:: Your task ::
Determine how many lines include the word "matplotlib", then give that number and nothing more.

:: Data section ::

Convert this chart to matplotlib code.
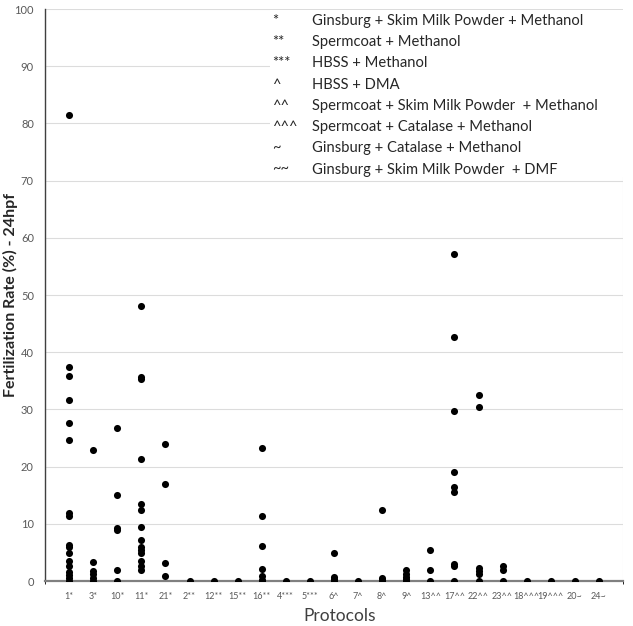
import matplotlib.pyplot as plt
from matplotlib.patches import Rectangle

plt.rcParams['font.family'] = ['Lato', 'DejaVu Sans']

# プロトコル（横軸のカテゴリ）
protocols = ['1*', '3*', '10*', '11*', '21*', '2**', '12**', '15**', '16**',
             '4***', '5***', '6^', '7^', '8^', '9^', '13^^', '17^^', '22^^',
             '23^^', '18^^^', '19^^^', '20~', '24~']

# 受精率 (%) - 各プロトコルの測定値
rates = [
    [81.5, 37.4, 35.9, 31.7, 27.7, 24.7, 11.9, 11.4, 6.3, 6.0, 4.9, 3.5, 2.7, 1.5, 1.1, 0.5, 0],
    [22.9, 3.4, 1.7, 1.3, 0.5, 0],
    [26.8, 15.1, 9.3, 8.9, 1.9, 0],
    [48.0, 35.6, 35.4, 21.3, 13.5, 12.5, 9.4, 7.2, 5.9, 5.5, 4.9, 3.5, 2.7, 1.9],
    [23.9, 17.0, 3.1, 0.8],
    [0],
    [0],
    [0],
    [23.2, 11.4, 6.2, 2.1, 0.8, 0.2, 0],
    [0],
    [0],
    [4.9, 0.7, 0.3, 0],
    [0],
    [12.5, 0.5, 0.2, 0],
    [1.9, 1.3, 0.7, 0.3, 0],
    [5.5, 1.9, 0],
    [57.2, 42.7, 29.8, 19.0, 16.4, 15.5, 3.0, 2.6, 0],
    [32.5, 30.5, 2.2, 1.7, 1.2, 0],
    [2.7, 1.9, 0],
    [0],
    [0],
    [0],
    [0],
]

# 凡例（記号と説明）
legend_symbols = ['*', '**', '***', '^', '^^', '^^^', '~', '~~']
legend_texts = ['Ginsburg + Skim Milk Powder + Methanol',
                'Spermcoat + Methanol',
                'HBSS + Methanol',
                'HBSS + DMA',
                'Spermcoat + Skim Milk Powder  + Methanol',
                'Spermcoat + Catalase + Methanol',
                'Ginsburg + Catalase + Methanol',
                'Ginsburg + Skim Milk Powder  + DMF']


def main():
    fig = plt.figure(figsize=(6.33, 6.26), dpi=100)
    ax = fig.add_axes([45 / 633, 45 / 626, 578 / 633, 572 / 626])

    for i, vals in enumerate(rates):
        ax.scatter([i + 1] * len(vals), vals, s=26, color='black', zorder=4,
                   linewidths=0)

    ax.set_xlim(0, len(protocols) + 1)
    ax.set_ylim(0, 100)
    ax.set_xticks(range(1, len(protocols) + 1))
    ax.set_xticklabels(protocols, fontsize=6.5, color='#595959')
    ax.set_yticks(range(0, 101, 10))
    ax.tick_params(axis='y', labelsize=8, labelcolor='#595959', length=0, pad=8)
    ax.tick_params(axis='x', length=0, pad=8)

    # グリッド
    ax.set_xticks(range(0, len(protocols) + 2), minor=True)
    ax.grid(True, which='minor', axis='x', color='#dcdcdc', linewidth=0.8)
    ax.grid(True, which='major', axis='y', color='#dcdcdc', linewidth=0.8)
    ax.set_axisbelow(True)

    for s in ['top', 'right']:
        ax.spines[s].set_visible(False)
    ax.spines['left'].set_color('#404040')
    ax.spines['left'].set_linewidth(1.0)
    ax.spines['bottom'].set_color('#808080')
    ax.spines['bottom'].set_linewidth(1.6)
    ax.spines['bottom'].set_zorder(3)

    ax.set_ylabel('Fertilization Rate (%) - 24hpf', fontsize=11.5, fontweight='bold',
                  color='#262626')
    ax.yaxis.set_label_coords(-0.047, 0.5)
    ax.set_xlabel('Protocols', fontsize=12.5, color='#404040')
    ax.xaxis.set_label_coords(0.51, -0.048)

    # 凡例の白い箱
    ax.add_patch(Rectangle((0.389, 0.706), 0.611, 0.292, transform=ax.transAxes,
                           facecolor='white', edgecolor='none', zorder=2))
    for k, (sym, txt) in enumerate(zip(legend_symbols, legend_texts)):
        y = 0.979 - k * 0.0371
        ax.text(0.393, y, sym, transform=ax.transAxes, fontsize=10.6,
                va='center', ha='left', color='#262626', zorder=3)
        ax.text(0.462, y, txt, transform=ax.transAxes, fontsize=10.6,
                va='center', ha='left', color='#262626', zorder=3)

    plt.savefig('out.png', dpi=100)


if __name__ == "__main__":
    main()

:: The output ::
3